We are taking a hiatus from theatre for awhile. Our oldest son, Zachary, is going to be a senior this year and then our son Michael is going to be one the following year. We want to be able to spend as much time with our kids as possible, see everything they are in, help them prepare for college, buy cars, save money, take SAT/ACTs, apply, work, etc. Plus, this last show was rewarding but exhausting. Other than A Funny Thing Happened on the Way to the Forum, I can't remember a time when I've been so physically and emotionally exhausted. At one point during the rehearsal process I called my mom on the way home from work and just started sobbing for no good reason... or every reason combined... and she talked me through it like only she can do.

My cousin Charlene is graduating from Army Boot Camp tomorrow. Today is family day, so my parents are there with her. I'm not sure what her next step is from here, but I miss her so much already. My parents basically "adopted" Charlene when she was younger, and she's kind of an amalgamation of sister and cousin to me. She missed our family reunion, which we hadn't had in eight years. I wish she could've been there, but I support her with what she is doing and I am very proud of her.

My sister Savannah and I are back together for derby tonight! After we go to the viewing for Johnny, we're going to free skate and then derby so I can get back in the loop of things. Savannah is incredible. She is so spirited and we have an absolute blast together. She will be starting schooling again soon and she was very supportive of me during my hiatus for RENT. I miss spending time with her, and I'm glad to be going back to it!

Speaking of siblings, my older sister Jen and my brother and his wife, Mike and Stef, came to see my show. I don't think my sister has ever seen a production I've been in, and it's been years since Mike and Stef have gotten to do so -- it meant so much to me that they came. Our family is getting closer than it has been in years. Since Grandpa passed away, and through this ordeal with our cousin, and everything else that has been going on in each of our lives collectively, I personally feel that family is the most important thing on this Earth and I am so happy, so grateful to God, that we're all taking steps to be closer.

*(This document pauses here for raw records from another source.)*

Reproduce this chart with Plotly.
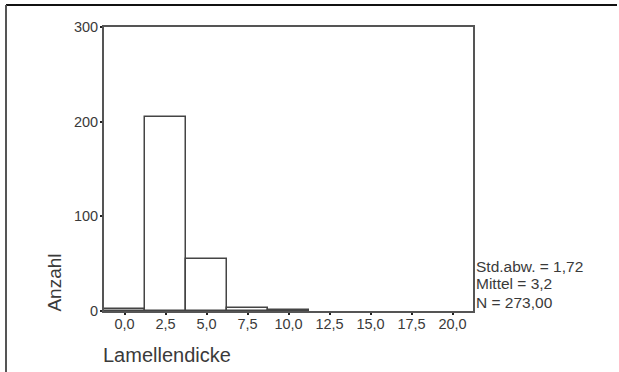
import plotly.graph_objects as go

# Data
bin_centers = [0.0, 2.5, 5.0, 7.5, 10.0]
counts = [2, 205, 55, 3, 1]
tick_vals = [0.0, 2.5, 5.0, 7.5, 10.0, 12.5, 15.0, 17.5, 20.0]
tick_text = ["0,0", "2,5", "5,0", "7,5", "10,0", "12,5", "15,0", "17,5", "20,0"]
y_ticks = [0, 100, 200, 300]
stats_lines = ["Std.abw. = 1,72", "Mittel = 3,2", "N = 273,00"]
stats_y = [47, 29, 9]

FONT = "Liberation Sans, Arial, sans-serif"
TXT = "#3a3a3a"

fig = go.Figure()
fig.add_trace(go.Bar(
    x=bin_centers, y=counts, width=2.5,
    marker=dict(color="white", line=dict(color="#444444", width=1.5)),
    showlegend=False,
))

fig.update_layout(
    width=619, height=372,
    margin=dict(l=104, r=146, t=27, b=61),
    paper_bgcolor="white", plot_bgcolor="white",
    font=dict(family=FONT, color=TXT, size=14),
    bargap=0,
    xaxis=dict(
        range=[-1.25, 21.25], tickvals=tick_vals, ticktext=tick_text,
        showgrid=False, zeroline=False, showline=True, mirror=True,
        linecolor="#555555", linewidth=2,
        ticks="outside", ticklen=2, tickwidth=2, tickcolor="#222222",
        ticklabelstandoff=-3,
        tickfont=dict(size=14.5, color=TXT, family=FONT),
    ),
    yaxis=dict(
        range=[0, 300], tickvals=y_ticks,
        showgrid=False, zeroline=False, showline=True, mirror=True,
        linecolor="#555555", linewidth=2,
        ticks="outside", ticklen=2, tickwidth=2, tickcolor="#222222",
        ticklabelstandoff=-1,
        tickfont=dict(size=14.5, color=TXT, family=FONT),
    ),
)

for line, yv in zip(stats_lines, stats_y):
    fig.add_annotation(x=1.0, y=yv, xref="paper", yref="y", text=line,
                       showarrow=False, xanchor="left", yanchor="middle", xshift=1,
                       font=dict(size=15.5, color=TXT, family=FONT))

fig.add_annotation(x=(55 - 104) / 369, y=30, xref="paper", yref="y", text="Anzahl",
                   textangle=-90, showarrow=False, xanchor="center", yanchor="middle",
                   font=dict(size=19, color=TXT, family=FONT))
fig.add_annotation(x=0.0, y=(311 - 355) / 284, xref="paper", yref="paper", text="Lamellendicke",
                   showarrow=False, xanchor="left", yanchor="middle", xshift=-3,
                   font=dict(size=20, color=TXT, family=FONT))

# Outer frame of the figure image (top and left edges only)
fx0 = (6 - 104) / 369
fx1 = (617 - 104) / 369
fytop = (311 - 5) / 284
fybot = (311 - 374) / 284
fig.add_shape(type="line", xref="paper", yref="paper", x0=fx0, x1=fx1, y0=fytop, y1=fytop,
              line=dict(color="#111111", width=2), layer="above")
fig.add_shape(type="line", xref="paper", yref="paper", x0=fx0, x1=fx0, y0=fytop, y1=fybot,
              line=dict(color="#555555", width=2), layer="above")

fig.write_html("out.html", config={"displayModeBar": False},
               post_script="document.body.style.margin='0';document.body.style.overflow='hidden';")
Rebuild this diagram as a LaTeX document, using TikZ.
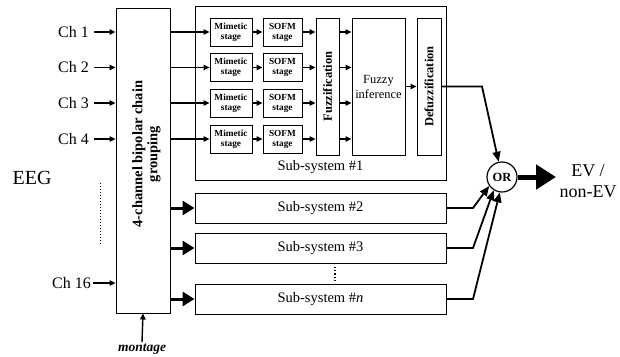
\documentclass[tikz,border=0pt]{standalone}
\usepackage{fontspec}
\setmainfont{Liberation Serif}
\usetikzlibrary{arrows.meta}
\newcommand{\myfs}[2]{\fontsize{#1}{#2}\selectfont}
\begin{document}
\begin{tikzpicture}[x=1pt,y=-1pt,
  box/.style={draw, line width=1pt, inner sep=0pt, align=center},
  stagebox/.style={box, minimum width=#1, minimum height=28pt, font=\myfs{9.3}{10}\bfseries},
  tallbox/.style={box, minimum width=#1, minimum height=137pt},
  subbox/.style={box, minimum width=251pt, minimum height=30pt, font=\myfs{14.5}{16}},
  arr/.style={line width=1.2pt, -{Triangle[length=6pt,width=5.5pt]}},
  charr/.style={line width=1.4pt, -{Triangle[length=6pt,width=5.5pt]}},
  orarr/.style={line width=1.8pt, -{Triangle[length=10pt,width=8pt]}},
  bigarr/.style={line width=3pt, -{Triangle[length=12pt,width=14pt]}},
  outarr/.style={line width=5pt, -{Triangle[length=20pt,width=24pt]}},
  chlab/.style={anchor=east, inner sep=0pt, font=\myfs{16}{18}}
]
\useasboundingbox (0,0) rectangle (620,356);

% grouping box
\node[box, minimum width=54pt, minimum height=305pt] (grp) at (143,160.5) {};
\node[rotate=90, align=center, font=\myfs{14.5}{15}\bfseries] at (146.5,154) {4-channel bipolar chain\\grouping};

% channel labels
\node[chlab] (c1) at (89,32) {Ch 1};
\node[chlab] (c2) at (89,67.5) {Ch 2};
\node[chlab] (c3) at (89,103) {Ch 3};
\node[chlab] (c4) at (89,139) {Ch 4};
\node[chlab] (c16) at (91,283) {Ch 16};
\foreach \c in {c1,c2,c3,c4}{
  \draw[charr] ([xshift=5pt]\c.east) -- (\c.east -| grp.west);
}
\draw[charr] ([xshift=2pt]c16.east) -- (c16.east -| grp.west);
\draw[line width=1pt, dotted] (100,183) -- (100,244);
\node[font=\myfs{20}{22}] (eeg) at (32,178) {EEG};

% montage
\node[font=\myfs{13.5}{15}\bfseries\itshape] (mont) at (142,349) {montage};
\draw[charr] ([yshift=-2pt]mont.north) -- (grp.south);

% sub-system 1
\node[box, minimum width=251pt, minimum height=174pt] (ss1) at (320.5,93) {};
\node[font=\myfs{14.5}{16}] (ss1lab) at (320.5,167) {Sub-system \#1};

\foreach \i/\y in {1/32,2/67.5,3/103,4/139}{
  \node[stagebox=42pt] (m\i) at (231,\y) {Mimetic\\stage};
  \node[stagebox=39pt] (s\i) at (282.5,\y) {SOFM\\stage};
}
\node[tallbox=23pt] (fuzz) at (327.5,86.5) {};
\node[rotate=90, font=\myfs{12.5}{14}\bfseries] at (fuzz) {Fuzzification};
\node[tallbox=53pt, font=\myfs{12.5}{15}] (inf) at (378.5,86.5) {Fuzzy\\inference};
\node[tallbox=24pt] (defz) at (429,86.5) {};
\node[rotate=90, font=\myfs{12.5}{14}\bfseries] at (defz) {Defuzzification};

\foreach \i in {1,2,3,4}{
  \draw[arr] (m\i.west -| grp.east) -- (m\i.west);
  \draw[arr] (m\i.east) -- (s\i.west);
  \draw[arr] (s\i.east) -- (s\i.east -| fuzz.west);
  \draw[arr] (s\i.east -| fuzz.east) -- (s\i.east -| inf.west);
}
\draw[arr] (inf.east) -- (defz.west);

% other sub-systems
\node[subbox] (ss2) at (320.5,208) {Sub-system \#2};
\node[subbox] (ss3) at (320.5,248) {Sub-system \#3};
\node[subbox] (ssn) at (320.5,299) {Sub-system \#\textit{n}};
\draw[line width=1.2pt, dotted] (335,267) -- (335,281);
\foreach \s in {ss2,ss3,ssn}{
  \draw[bigarr] (\s.west -| grp.east) -- (\s.west);
}

% OR
\node[draw, circle, line width=1.2pt, minimum size=30pt, inner sep=0pt, font=\myfs{12.5}{14}\bfseries] (or) at (502,177) {OR};
\coordinate (d1) at (482,86.5);
\draw[orarr] (defz.east) -- (d1) -- (or);
\coordinate (k2) at (473,208);
\coordinate (k3) at (473,248);
\coordinate (kn) at (473,299);
\draw[orarr] (ss2.east) -- (k2) -- (or.215);
\draw[orarr] (ss3.east) -- (k3) -- (or.238);
\draw[orarr] (ssn.east) -- (kn) -- (or.262);

\coordinate (outend) at (556,177);
\draw[outarr] (or.east) -- (outend);
\node[align=center, font=\myfs{18}{21}] (ev) at (588,181) {EV /\\non-EV};
\end{tikzpicture}
\end{document}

Believe it or not, I've actually finished a couple of books! (You thought I totally forgot why I was blogging in the first place, didn't you?) Sitting at the Feet of Rabbi Jesus by Ann Spangler and Lois Tverberg was absolutely phenomenal. It sheds light historically on the things that Jesus said while he was here on Earth. The way in which we read it is completely different sometimes from the way a 1st Century Jew would have taken things. It gives a great history and I learned a lot about current and historic Jewish culture, religion, etc. I'm also re-reading the New Testament right now (though it doesn't count towards my books for the year because I've already read it a few times before) but after reading this book, it definitely sheds new light.

I also received an audiobook in the mail from my friend Danny, which was a novella by Stephen King, The Colorado Kid. He said they were making it into a series, or miniseries, but it wasn't that great. The book itself, however, was. And the narrator was spectacular. I love listening to good narrators as you might know by reading my previous blogs. This one had the Maine accent down so well he could use it for two different characters! The book was sort of an 'art of storytelling' kind of story. Not typical Stephen King. Usually I am overburdened by his descriptive manner, but in this case, he toned it down and changed it a bit, and I really enjoyed it.

Now it's time to say goodbye to the computer. I've finally caught up with everything I need to do on the internets. (Haha!) I have some severe cleaning and organizing to do around this place, and some other projects I need to take care of. Thanks for bearing with me during my hiatus. I'll probably be on here more often, but not everyday. I have to be realistic.